Pivot Chain

DESCRIPTION

After successfully leveraging a weak PIN system to access a critical internal server, you’ve infiltrated CygnusCorp’s network.

Your next objective is clear: pivot laterally toward the Core Administration Server, CygnusCorp’s most sensitive asset.

The network is heavily monitored by advanced detection systems.

Each pivot path between hosts carries a certain detection risk, based on factors such as traffic visibility, authentication requirements, and known blue team monitoring points.

Your task is to carefully plan your lateral movement to avoid detection.

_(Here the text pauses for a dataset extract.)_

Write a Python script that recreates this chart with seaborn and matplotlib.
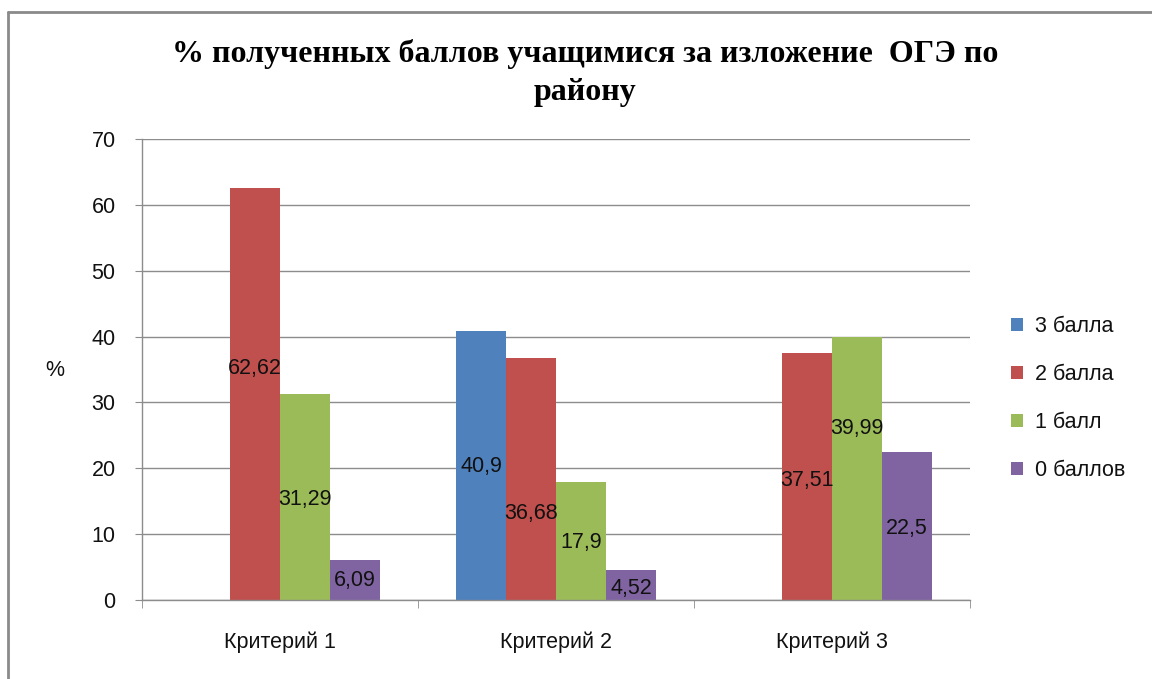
import numpy as np
import pandas as pd
import matplotlib
matplotlib.use("Agg")
import matplotlib.pyplot as plt
import seaborn as sns

# data
categories = ["Критерий 1", "Критерий 2", "Критерий 3"]
series = ["3 балла", "2 балла", "1 балл", "0 баллов"]
values_3 = [0, 40.9, 0]
values_2 = [62.62, 36.68, 37.51]
values_1 = [31.29, 17.9, 39.99]
values_0 = [6.09, 4.52, 22.5]

# where Excel put the data labels (data units), per series
label_y = [
    [None, 20.2, None],
    [35.2, 13.2, 18.2],
    [15.2, 8.8, 26.1],
    [3.0, 1.8, 10.9],
]

colors = ["#4F81BD", "#C0504D", "#9BBB59", "#8064A2"]

rows = []
for name, vals in zip(series, [values_3, values_2, values_1, values_0]):
    for cat, v in zip(categories, vals):
        rows.append({"cat": cat, "series": name, "value": v})
df = pd.DataFrame(rows)

sns.set_style("white")
plt.rcParams['font.family'] = ['Liberation Sans', 'DejaVu Sans']

fs = 15.5
txt_col = "#111111"

fig = plt.figure(figsize=(11.52, 6.79), dpi=100)
ax = fig.add_axes([0.1233, 0.1163, 0.8420 - 0.1233, 0.7953 - 0.1163])

sns.barplot(data=df, x="cat", y="value", hue="series", order=categories,
            hue_order=series, palette=colors, saturation=1, width=0.725,
            gap=0, linewidth=0, errorbar=None, ax=ax)

ax.set_ylim(0, 70)
ax.set_xlim(-0.5, 2.5)
ax.set_yticks(np.arange(0, 71, 10))
ax.yaxis.grid(True, color="#8c8c8c", linewidth=1)
ax.set_axisbelow(True)

grid_col = "#8c8c8c"
for s in ["top", "right"]:
    ax.spines[s].set_visible(False)
for s in ["left", "bottom"]:
    ax.spines[s].set_color(grid_col)
    ax.spines[s].set_linewidth(1)

ax.tick_params(axis="y", which="major", direction="out", length=5, color=grid_col,
               labelsize=fs, pad=14, labelcolor=txt_col, left=True)
ax.set_xticks([0, 1, 2])
ax.set_xticklabels(categories)
ax.tick_params(axis="x", which="major", length=0, labelsize=fs, pad=23,
               labelcolor=txt_col)
ax.set_xticks([-0.5, 0.5, 1.5, 2.5], minor=True)
ax.tick_params(axis="x", which="minor", direction="out", length=6, color=grid_col,
               bottom=True)

ax.set_xlabel("")
ax.set_ylabel("%", rotation=0, fontsize=fs, color=txt_col, labelpad=0)
ax.yaxis.set_label_coords(-0.105, 0.475)

# data labels
for cont, ys in zip(ax.containers, label_y):
    for patch, y, lab in zip(cont.patches, ys, cont.datavalues):
        if y is None:
            continue
        txt = f"{lab:g}".replace(".", ",")
        ax.text(patch.get_x() + patch.get_width() / 2, y, txt,
                ha="center", va="center", fontsize=fs, color=txt_col)

leg = ax.legend(loc="center left", bbox_to_anchor=(1.026, 0.437), frameon=False,
                fontsize=fs, handlelength=0.55, handleheight=0.55,
                handletextpad=0.55, labelspacing=1.25)
for t in leg.get_texts():
    t.set_color(txt_col)

fig.text(0.508, 0.892, "% полученных баллов учащимися за изложение  ОГЭ по\nрайону",
         ha="center", va="center", fontsize=23, fontweight="bold", color="black",
         family=["Liberation Serif", "DejaVu Serif"], linespacing=1.4)

# chart frame (only top and left edges visible in the screenshot)
fig.add_artist(plt.Line2D([8 / 1152, 1.0], [1 - 12 / 679, 1 - 12 / 679],
                          color="#8a8a8a", linewidth=2, transform=fig.transFigure))
fig.add_artist(plt.Line2D([8 / 1152, 8 / 1152], [0, 1 - 12 / 679],
                          color="#8a8a8a", linewidth=2, transform=fig.transFigure))

fig.savefig("out.png", dpi=100, facecolor="white")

Use the network map to identify the safest path — the sequence of pivots with the lowest cumulative detection risk — to reach the Core Administration Server from your current compromised host.

Input Format:

• two integers N (number of hosts) and M (number of paths)

• The starting compromised host and the target Core Administration Server.

• A list of M pivot paths between hosts (unidirectional), each with an associated detection risk.

Output Format:

• Print a single integer representing the lowest cumulative detection risk to travel from the starting host to the Core Administration Server.

5 <= N <= 150000

6 <= M <= 10^6

Example:
Input:
5 6 host_1 host_5
host_1 host_2 7
host_2 host_3 6
host_3 host_4 6
host_4 host_5 7
host_5 host_3 11
host_1 host_4 20

Expected output:
26

Output Explanation:
There are 5 hosts and 6 paths between them.
The starting compromised host is host_1 and the target Core Administration Server is host_5.
The optimal route is the following:
(origin -> destination (risk, total cumulative risk))
host_1 -> host_2 (7, total=7)
host_2 -> host_3 (6, total=13)
host_3 -> host_4 (6, total=19)
host_4 -> host_5 (7, total=26)

SOLUTION

import sys, heapq

def find_min_risk():
    input = sys.stdin.readline

    # Read number of nodes, edges, start node, and target node
    N, M, start, target = input().split()
    N, M = int(N), int(M)
    
    graph = {}
    for _ in range(M):
        u, v, w = input().split()
        w = int(w)
        graph.setdefault(u, []).append((v, w))  # directed edge: u -> v
    
    # Distance map: tracks minimum risk from start to each host
    dist = { host: float('inf') for host in graph }
    dist[start] = 0
    
    # Min-heap priority queue: (current_risk_score, current_node)
    pq = [(0, start)]
    while pq:
        curr_risk, u = heapq.heappop(pq)

        # Early exit if target is reached
        if u == target:
            print(curr_risk)
            return

        # Skip if there's already a better path found
        if curr_risk > dist[u]:
            continue

        # Traverse neighbors
        for v, w in graph.get(u, ()):
            new_risk = curr_risk + w
            if new_risk < dist.get(v, float('inf')):
                dist[v] = new_risk
                heapq.heappush(pq, (new_risk, v))

find_min_risk()